O Selfie como espetáculo de si mesmo
O importante é fazer um selfie e se tornar um espetáculo de
si mesmo, atitude lógica de um meio social em que o narcisismo é utilizado como
cortina transparente, no objetivo de esconder o vazio moral e existencial
predominantes. Tudo em busca da honra, glória e eternidade fajutas. Até que o
próximo espetáculo se instaure e continuemos a ter assuntos e motivos para nos
deleitarmos com nós mesmos.
Não defenderei volta do ideal do homem grego, mas por mais
que tal ideal soe como sofista, é bem menos patético que a realidade absoluta
que temos hoje.
PS. A própria família do político falecido participou, em partes, de tal
narcisismo, com interesses a averiguar.
PS2: Desconfio também que este texto seja uma atitude narcisista.
Adorei, o texto pois foi justamente como você descreveu, poucos dados sobre o suicídio são mencionados pela mídia, a não ser que sejam personalidades, lembro que no dia que o Champignon se suicidou a noticia decorria sobre a morte do músico que não aguentou a ausência do amigo, outros falavam que teria sido sobre a frustração de não conseguir ter presença de palco como o Alexandre Chorão, todos queriam um motivo,enfim nesse mesmo dia em São Paulo houve três outros suicídios, e um caso foi triste demais um pai se matou por estar desempregado, envenenou a mulher e os dois filhos porque não tinha mais perspectiva de alimentar a família, o último a morrer foi o bebê de 3 meses que segundo vizinhos chorou por mais de 20 minutos e acharam estranho, mas ngm fora ver o que acontecia.
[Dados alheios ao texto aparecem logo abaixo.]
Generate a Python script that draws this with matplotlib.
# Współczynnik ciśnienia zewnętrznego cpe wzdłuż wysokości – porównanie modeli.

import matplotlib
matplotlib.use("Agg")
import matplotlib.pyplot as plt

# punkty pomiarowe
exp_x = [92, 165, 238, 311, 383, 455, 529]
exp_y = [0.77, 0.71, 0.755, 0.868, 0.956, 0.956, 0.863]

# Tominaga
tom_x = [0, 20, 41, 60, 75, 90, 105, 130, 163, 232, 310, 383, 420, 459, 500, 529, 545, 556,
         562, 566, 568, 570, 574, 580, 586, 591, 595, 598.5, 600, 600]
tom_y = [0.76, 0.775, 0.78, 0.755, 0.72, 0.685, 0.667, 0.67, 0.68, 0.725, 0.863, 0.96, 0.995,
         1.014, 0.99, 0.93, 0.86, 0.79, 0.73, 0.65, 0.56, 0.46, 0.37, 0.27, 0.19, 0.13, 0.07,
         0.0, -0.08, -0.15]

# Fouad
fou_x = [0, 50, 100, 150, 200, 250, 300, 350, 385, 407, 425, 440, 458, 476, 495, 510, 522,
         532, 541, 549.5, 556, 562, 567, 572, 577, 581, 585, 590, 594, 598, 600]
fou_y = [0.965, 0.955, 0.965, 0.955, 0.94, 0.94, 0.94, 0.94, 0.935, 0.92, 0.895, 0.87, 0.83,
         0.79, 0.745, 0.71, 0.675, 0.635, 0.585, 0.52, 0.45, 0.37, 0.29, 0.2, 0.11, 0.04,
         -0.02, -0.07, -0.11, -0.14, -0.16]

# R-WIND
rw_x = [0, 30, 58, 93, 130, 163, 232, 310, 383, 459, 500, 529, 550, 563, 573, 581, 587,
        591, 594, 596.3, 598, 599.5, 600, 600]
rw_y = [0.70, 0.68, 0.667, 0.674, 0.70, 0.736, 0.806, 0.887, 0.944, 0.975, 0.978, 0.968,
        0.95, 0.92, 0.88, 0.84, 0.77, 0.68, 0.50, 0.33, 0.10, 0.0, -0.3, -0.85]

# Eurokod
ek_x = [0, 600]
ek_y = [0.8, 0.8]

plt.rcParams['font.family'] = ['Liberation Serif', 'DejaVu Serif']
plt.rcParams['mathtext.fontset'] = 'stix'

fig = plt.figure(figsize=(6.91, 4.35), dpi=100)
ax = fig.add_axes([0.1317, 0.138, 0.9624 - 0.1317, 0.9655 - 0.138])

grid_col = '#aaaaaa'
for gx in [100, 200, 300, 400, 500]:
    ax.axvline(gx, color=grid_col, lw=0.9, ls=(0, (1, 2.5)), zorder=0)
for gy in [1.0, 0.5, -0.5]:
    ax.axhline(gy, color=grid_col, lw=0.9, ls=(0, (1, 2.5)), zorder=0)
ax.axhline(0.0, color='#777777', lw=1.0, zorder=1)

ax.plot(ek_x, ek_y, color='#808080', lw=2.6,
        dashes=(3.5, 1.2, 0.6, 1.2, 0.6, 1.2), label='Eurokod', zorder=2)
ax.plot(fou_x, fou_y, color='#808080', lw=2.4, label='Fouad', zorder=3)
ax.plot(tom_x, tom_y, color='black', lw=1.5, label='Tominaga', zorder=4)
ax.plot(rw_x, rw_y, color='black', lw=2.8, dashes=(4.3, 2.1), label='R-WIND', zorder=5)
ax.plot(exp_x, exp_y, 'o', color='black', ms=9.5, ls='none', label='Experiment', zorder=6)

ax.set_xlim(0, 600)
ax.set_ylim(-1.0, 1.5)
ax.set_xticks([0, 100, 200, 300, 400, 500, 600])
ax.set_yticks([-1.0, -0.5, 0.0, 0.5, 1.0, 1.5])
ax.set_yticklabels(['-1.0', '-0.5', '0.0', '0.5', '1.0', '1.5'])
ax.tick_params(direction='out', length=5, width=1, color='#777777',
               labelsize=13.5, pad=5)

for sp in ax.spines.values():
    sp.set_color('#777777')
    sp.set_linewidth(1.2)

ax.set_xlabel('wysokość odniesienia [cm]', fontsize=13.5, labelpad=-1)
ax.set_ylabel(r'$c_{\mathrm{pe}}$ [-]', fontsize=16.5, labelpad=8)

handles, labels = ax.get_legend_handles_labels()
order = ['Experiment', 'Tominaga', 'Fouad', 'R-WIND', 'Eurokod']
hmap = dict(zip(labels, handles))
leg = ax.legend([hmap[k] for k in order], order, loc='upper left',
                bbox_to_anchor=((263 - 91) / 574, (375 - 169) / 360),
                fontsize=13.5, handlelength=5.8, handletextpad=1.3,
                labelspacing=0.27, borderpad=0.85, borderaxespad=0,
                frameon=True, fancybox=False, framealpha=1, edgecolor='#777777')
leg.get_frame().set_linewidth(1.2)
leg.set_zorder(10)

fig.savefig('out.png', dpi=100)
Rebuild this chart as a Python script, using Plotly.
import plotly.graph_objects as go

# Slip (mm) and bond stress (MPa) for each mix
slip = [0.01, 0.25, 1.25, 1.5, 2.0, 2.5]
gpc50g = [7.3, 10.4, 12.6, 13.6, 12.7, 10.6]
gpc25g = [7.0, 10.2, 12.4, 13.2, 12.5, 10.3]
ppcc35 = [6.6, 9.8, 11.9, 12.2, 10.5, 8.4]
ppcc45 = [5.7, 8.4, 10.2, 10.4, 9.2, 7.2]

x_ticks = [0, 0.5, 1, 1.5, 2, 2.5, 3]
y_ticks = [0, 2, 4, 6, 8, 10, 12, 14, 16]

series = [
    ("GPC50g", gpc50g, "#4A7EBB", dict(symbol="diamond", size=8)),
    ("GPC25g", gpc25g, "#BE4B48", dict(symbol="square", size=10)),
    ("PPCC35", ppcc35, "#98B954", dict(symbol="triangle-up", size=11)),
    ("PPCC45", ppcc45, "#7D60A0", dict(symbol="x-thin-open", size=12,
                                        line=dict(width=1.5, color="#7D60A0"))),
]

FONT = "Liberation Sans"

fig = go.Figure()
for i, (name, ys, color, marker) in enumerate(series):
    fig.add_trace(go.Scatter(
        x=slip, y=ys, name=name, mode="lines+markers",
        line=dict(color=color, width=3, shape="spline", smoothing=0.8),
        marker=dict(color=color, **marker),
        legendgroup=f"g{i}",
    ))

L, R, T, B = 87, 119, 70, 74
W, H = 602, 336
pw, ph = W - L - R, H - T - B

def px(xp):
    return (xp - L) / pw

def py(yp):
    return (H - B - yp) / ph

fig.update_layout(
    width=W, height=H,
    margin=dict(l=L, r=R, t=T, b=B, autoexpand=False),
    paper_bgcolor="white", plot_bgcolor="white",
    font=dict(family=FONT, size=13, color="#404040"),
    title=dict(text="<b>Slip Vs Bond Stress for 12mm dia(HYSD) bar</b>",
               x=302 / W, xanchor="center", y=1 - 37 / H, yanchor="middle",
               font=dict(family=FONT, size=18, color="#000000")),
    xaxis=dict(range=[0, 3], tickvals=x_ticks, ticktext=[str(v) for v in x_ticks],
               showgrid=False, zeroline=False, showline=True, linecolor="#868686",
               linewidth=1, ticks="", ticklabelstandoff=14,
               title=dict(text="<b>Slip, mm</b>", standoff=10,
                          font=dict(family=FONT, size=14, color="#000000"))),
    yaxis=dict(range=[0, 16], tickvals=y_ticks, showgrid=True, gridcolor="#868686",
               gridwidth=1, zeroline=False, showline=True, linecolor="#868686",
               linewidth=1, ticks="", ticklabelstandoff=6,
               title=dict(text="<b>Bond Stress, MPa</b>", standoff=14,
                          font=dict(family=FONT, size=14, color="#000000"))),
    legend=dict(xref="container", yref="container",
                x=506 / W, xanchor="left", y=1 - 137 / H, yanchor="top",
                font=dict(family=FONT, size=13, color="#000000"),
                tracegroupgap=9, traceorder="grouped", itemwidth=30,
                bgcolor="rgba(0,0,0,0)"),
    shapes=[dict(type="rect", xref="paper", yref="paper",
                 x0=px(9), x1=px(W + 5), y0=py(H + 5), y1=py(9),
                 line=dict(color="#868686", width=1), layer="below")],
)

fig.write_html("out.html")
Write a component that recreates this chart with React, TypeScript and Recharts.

O suicídio cresce alarmantemente na sociedade, nos nossos dias pois é uma dor muda, uma dor do vazio que nada que existe fisicamente consegue preencher, muitas vezes falta de um abraço, de uma palavra amiga, de paciência de ouvir o outro. É triste ver tudo isso se alastrando pelo mundo, enquanto muitos morrem sem saber dar um sentindo real a vida sem respeitar a dor de famílias, endeusando homens que muitas das vezes não queriam ser vistos assim em busca dos cincos minutos de fama através das selfies que serão esquecidas pois a vida não para nessa nossa Selva de Pedra.